THE PROBLEM: Leave out the pictures, and write out exactly the lines from the beginning of the material to the line holding "xp = [X_PIN + i * STEP for i in range(5)]", that line included, and nothing else.

RAW DATA:
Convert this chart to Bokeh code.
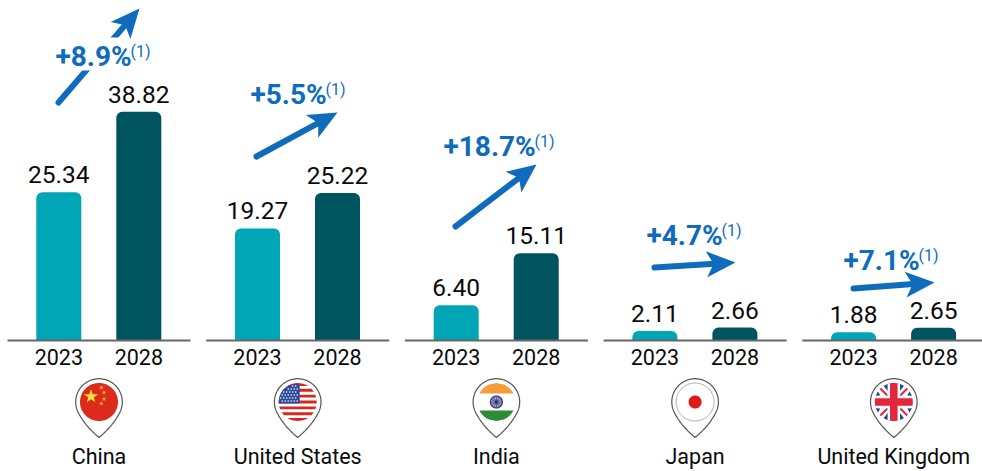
import numpy as np
from bokeh.plotting import figure
from bokeh.models import Range1d
from bokeh.core.properties import value
from bokeh.embed import file_html
from bokeh.resources import INLINE

countries = ["China", "United States", "India", "Japan", "United Kingdom"]
years = ["2023", "2028"]
values_2023 = [25.34, 19.27, 6.40, 2.11, 1.88]
values_2028 = [38.82, 25.22, 15.11, 2.66, 2.65]
labels_2023 = ["25.34", "19.27", "6.40", "2.11", "1.88"]
labels_2028 = ["38.82", "25.22", "15.11", "2.66", "2.65"]
growth = ["+8.9%", "+5.5%", "+18.7%", "+4.7%", "+7.1%"]

W, H = 982, 471
BASE_PX = 340
ZERO_PX = 343
PX_PER_UNIT = 5.97
STEP = 198.7
X_A, X_B, X_PIN = 58.3, 138.3, 98.5
BAR_W = 45
TEAL, DARK, BLUE = "#00a6b6", "#00545f", "#0f6cbd"
FLOOR = (ZERO_PX - BASE_PX) / PX_PER_UNIT
MID = 0.35  # distance from baseline to the middle of the digits, per font px

p = figure(width=W, height=H, output_backend="svg", toolbar_location=None,
           x_range=Range1d(0, W),
           y_range=Range1d((ZERO_PX - H) / PX_PER_UNIT, ZERO_PX / PX_PER_UNIT),
           min_border=0, outline_line_color=None, background_fill_color="white",
           border_fill_color="white")
p.axis.visible = False
p.grid.visible = False
p.extra_y_ranges["px"] = Range1d(H, 0)
PX = dict(y_range_name="px")

xa = [X_A + i * STEP for i in range(5)]
xb = [X_B + i * STEP for i in range(5)]
xp = [X_PIN + i * STEP for i in range(5)]

# arrows (tail x, tail y, tip x, tip y) in page pixels
arrows = [(58, 102, 139, 8), (256, 156, 337, 112), (455, 226, 536, 164),
          (654, 267, 735, 262), (853, 288, 934, 282)]
for x0, y0, x1, y1 in arrows:
    d = np.array([x1 - x0, y1 - y0], float)
    L = np.hypot(*d); u = d / L; n = np.array([-u[1], u[0]])
    tip = np.array([x1, y1], float)
    notch = tip - u * 22
    a = tip - u * 29 + n * 13
    b = tip - u * 29 - n * 13
    p.line([x0, notch[0] + u[0]], [y0, notch[1] + u[1]], line_color=BLUE, line_width=6,
           line_cap="round", **PX)
    p.patch([tip[0], a[0], notch[0], b[0]], [tip[1], a[1], notch[1], b[1]],
            color=BLUE, line_width=0, **PX)

# growth labels
g_x = [55, 250, 443, 646, 843]
g_y = [65.5, 103.5, 155.5, 245, 270]
s_x = [130, 325, 534, 721, 918]
p.quad(left=[g_x[0] - 1], right=[s_x[0] - 1], top=[37], bottom=[70], color="white", line_width=0, **PX)
p.text(g_x, [y - 28 * MID for y in g_y], text=growth, text_color=BLUE, text_font=value("Roboto"),
       text_font_style="bold", text_font_size="28px", text_baseline="middle", text_align="left", **PX)
p.text(s_x, [y - 9 - 16 * MID for y in g_y], text=["(1)"] * 5, text_color=BLUE, text_font=value("Roboto"),
       text_font_size="16px", text_baseline="middle", text_align="left", **PX)

# bars
p.vbar(x=xa, top=values_2023, bottom=FLOOR, width=BAR_W, color=TEAL, line_width=0,
       border_radius=(6, 6, 0, 0))
p.vbar(x=xb, top=values_2028, bottom=FLOOR, width=BAR_W, color=DARK, line_width=0,
       border_radius=(6, 6, 0, 0))

# value labels
vstyle = dict(text_color="#0a0a0a", text_font=value("Roboto"), text_font_size="24.5px",
              text_align="center", text_baseline="middle", y_offset=-(9 + 24.5 * MID))
p.text(xa, values_2023, text=labels_2023, **vstyle)
p.text(xb, values_2028, text=labels_2028, **vstyle)

# baselines
for i in range(5):
    p.line([7 + i * STEP, 190 + i * STEP], [BASE_PX, BASE_PX], line_color="#666666", line_width=2, **PX)

# year and country labels
ystyle = dict(text_color="#0a0a0a", text_font=value("Roboto"), text_font_size="21.5px",
              text_align="center", text_baseline="middle", **PX)
p.text(xa, [364.5 - 21.5 * MID] * 5, text=[years[0]] * 5, **ystyle)
p.text(xb, [364.5 - 21.5 * MID] * 5, text=[years[1]] * 5, **ystyle)
p.text(xp, [464 - 21.5 * MID] * 5, text=countries, **ystyle)

# pins and flags
CY, R, RO, TIP = 401.5, 19, 23.3, 437


def pin(cx):
    t = np.radians(np.linspace(-25, 205, 60))
    xs = cx + RO * np.cos(t)
    ys = CY - RO * np.sin(t)
    s = np.linspace(0, 1, 14)[1:]
    P0 = np.array([xs[-1], ys[-1]])
    C0 = np.array([cx - 14, CY + 24])
    T = np.array([cx, TIP])
    lx = (1 - s) ** 2 * P0[0] + 2 * s * (1 - s) * C0[0] + s ** 2 * T[0]
    ly = (1 - s) ** 2 * P0[1] + 2 * s * (1 - s) * C0[1] + s ** 2 * T[1]
    rx = 2 * cx - lx[::-1][1:]
    ry = ly[::-1][1:]
    p.patch(np.r_[xs, lx, rx].tolist(), np.r_[ys, ly, ry].tolist(),
            fill_color="white", line_color="#555555", line_width=1.2, **PX)


def disc(cx, r=R, **kw):
    t = np.linspace(0, 2 * np.pi, 90)
    p.patch(cx + r * np.cos(t), CY + r * np.sin(t), line_width=0, **kw, **PX)


def hband(cx, y0, y1, color, xmax=None):
    ys = np.linspace(y0, y1, 8)
    hw = np.sqrt(np.maximum(R ** 2 - ys ** 2, 0))
    right = hw if xmax is None else np.minimum(hw, xmax)
    p.patch(np.r_[cx - hw, (cx + right)[::-1]], np.r_[CY + ys, (CY + ys)[::-1]],
            color=color, line_width=0, **PX)


def vband(cx, x0, x1, color):
    xs = np.linspace(x0, x1, 8)
    hh = np.sqrt(np.maximum(R ** 2 - xs ** 2, 0))
    p.patch(np.r_[cx + xs, (cx + xs)[::-1]], np.r_[CY - hh, (CY + hh)[::-1]],
            color=color, line_width=0, **PX)


def sector(cx, a0, a1, color, r0=0.0):
    t = np.radians(np.linspace(a0, a1, 10))
    m = np.radians((a0 + a1) / 2)
    p.patch(np.r_[cx + r0 * np.cos(m), cx + R * np.cos(t)],
            np.r_[CY - r0 * np.sin(m), CY - R * np.sin(t)], color=color, line_width=0, **PX)


for cx in xp:
    pin(cx)

# China
c = xp[0]
disc(c, fill_color="#dc2a1c")
p.scatter([c - 8], [CY - 5.5], marker="star", size=15, color="#f7e03c", line_width=0, **PX)
p.scatter([c + 2.3, c + 5, c + 5, c + 2.3], [CY - 14.5, CY - 9.5, CY - 3, CY + 1.5], marker="star",
          size=5, color="#f5b52e", line_width=0, **PX)

# United States
c = xp[1]
disc(c, fill_color="white")
h = 2 * R / 13
for k in range(0, 13, 2):
    hband(c, -R + k * h, -R + (k + 1) * h, "#d5281f")
hband(c, -R, 1.5, "#2c4a9a", xmax=2)
sx, sy = [], []
for row in range(6):
    for col in range(7):
        sx.append(c - 17 + col * 3 + (row % 2) * 1.5)
        sy.append(CY - 16 + row * 3)
keep = [(a, b) for a, b in zip(sx, sy) if (a - c) ** 2 + (b - CY) ** 2 < (R - 1.5) ** 2 and a < c + 1]
p.scatter([a for a, b in keep], [b for a, b in keep], marker="circle", size=1.6, color="white", line_width=0, **PX)

# India
c = xp[2]
disc(c, fill_color="white")
hband(c, -R, -8.5, "#f59c3c")
hband(c, 8.5, R, "#2f8a35")
disc(c, r=6.6, fill_color="#3f3f80")
disc(c, r=5.2, fill_color="#a9a9cf")
for a in np.radians(np.arange(0, 360, 30)):
    p.line([c, c + 5.5 * np.cos(a)], [CY, CY + 5.5 * np.sin(a)], line_color="#3f3f80", line_width=0.8, **PX)
disc(c, r=1.6, fill_color="#2c2c66")

# Japan
c = xp[3]
t = np.linspace(0, 2 * np.pi, 90)
p.line(c + R * np.cos(t), CY + R * np.sin(t), line_color="#999999", line_width=0.8, **PX)
disc(c, r=6.5, fill_color="#e01b1b")

# United Kingdom
c = xp[4]
disc(c, fill_color="white")
for a0, a1 in [(58, 82), (98, 122), (238, 262), (278, 302)]:
    sector(c, a0, a1, "#23479c", r0=6)
for a0, a1 in [(18, 34), (146, 162), (198, 214), (326, 342)]:
    sector(c, a0, a1, "#23479c", r0=15)
for a in (45, 135, 225, 315):
    ar = np.radians(a)
    p.line([c, c + R * np.cos(ar)], [CY, CY - R * np.sin(ar)], line_color="#e3263c", line_width=2, **PX)
hband(c, -6.2, 6.2, "white")
vband(c, -6.2, 6.2, "white")
hband(c, -3.8, 3.8, "#e3263c")
vband(c, -3.8, 3.8, "#e3263c")

html = file_html(p, INLINE)
open("out.html", "w").write(html)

FINAL ANSWER:
Convert this chart to Bokeh code.
import numpy as np
from bokeh.plotting import figure
from bokeh.models import Range1d
from bokeh.core.properties import value
from bokeh.embed import file_html
from bokeh.resources import INLINE

countries = ["China", "United States", "India", "Japan", "United Kingdom"]
years = ["2023", "2028"]
values_2023 = [25.34, 19.27, 6.40, 2.11, 1.88]
values_2028 = [38.82, 25.22, 15.11, 2.66, 2.65]
labels_2023 = ["25.34", "19.27", "6.40", "2.11", "1.88"]
labels_2028 = ["38.82", "25.22", "15.11", "2.66", "2.65"]
growth = ["+8.9%", "+5.5%", "+18.7%", "+4.7%", "+7.1%"]

W, H = 982, 471
BASE_PX = 340
ZERO_PX = 343
PX_PER_UNIT = 5.97
STEP = 198.7
X_A, X_B, X_PIN = 58.3, 138.3, 98.5
BAR_W = 45
TEAL, DARK, BLUE = "#00a6b6", "#00545f", "#0f6cbd"
FLOOR = (ZERO_PX - BASE_PX) / PX_PER_UNIT
MID = 0.35  # distance from baseline to the middle of the digits, per font px

p = figure(width=W, height=H, output_backend="svg", toolbar_location=None,
           x_range=Range1d(0, W),
           y_range=Range1d((ZERO_PX - H) / PX_PER_UNIT, ZERO_PX / PX_PER_UNIT),
           min_border=0, outline_line_color=None, background_fill_color="white",
           border_fill_color="white")
p.axis.visible = False
p.grid.visible = False
p.extra_y_ranges["px"] = Range1d(H, 0)
PX = dict(y_range_name="px")

xa = [X_A + i * STEP for i in range(5)]
xb = [X_B + i * STEP for i in range(5)]
xp = [X_PIN + i * STEP for i in range(5)]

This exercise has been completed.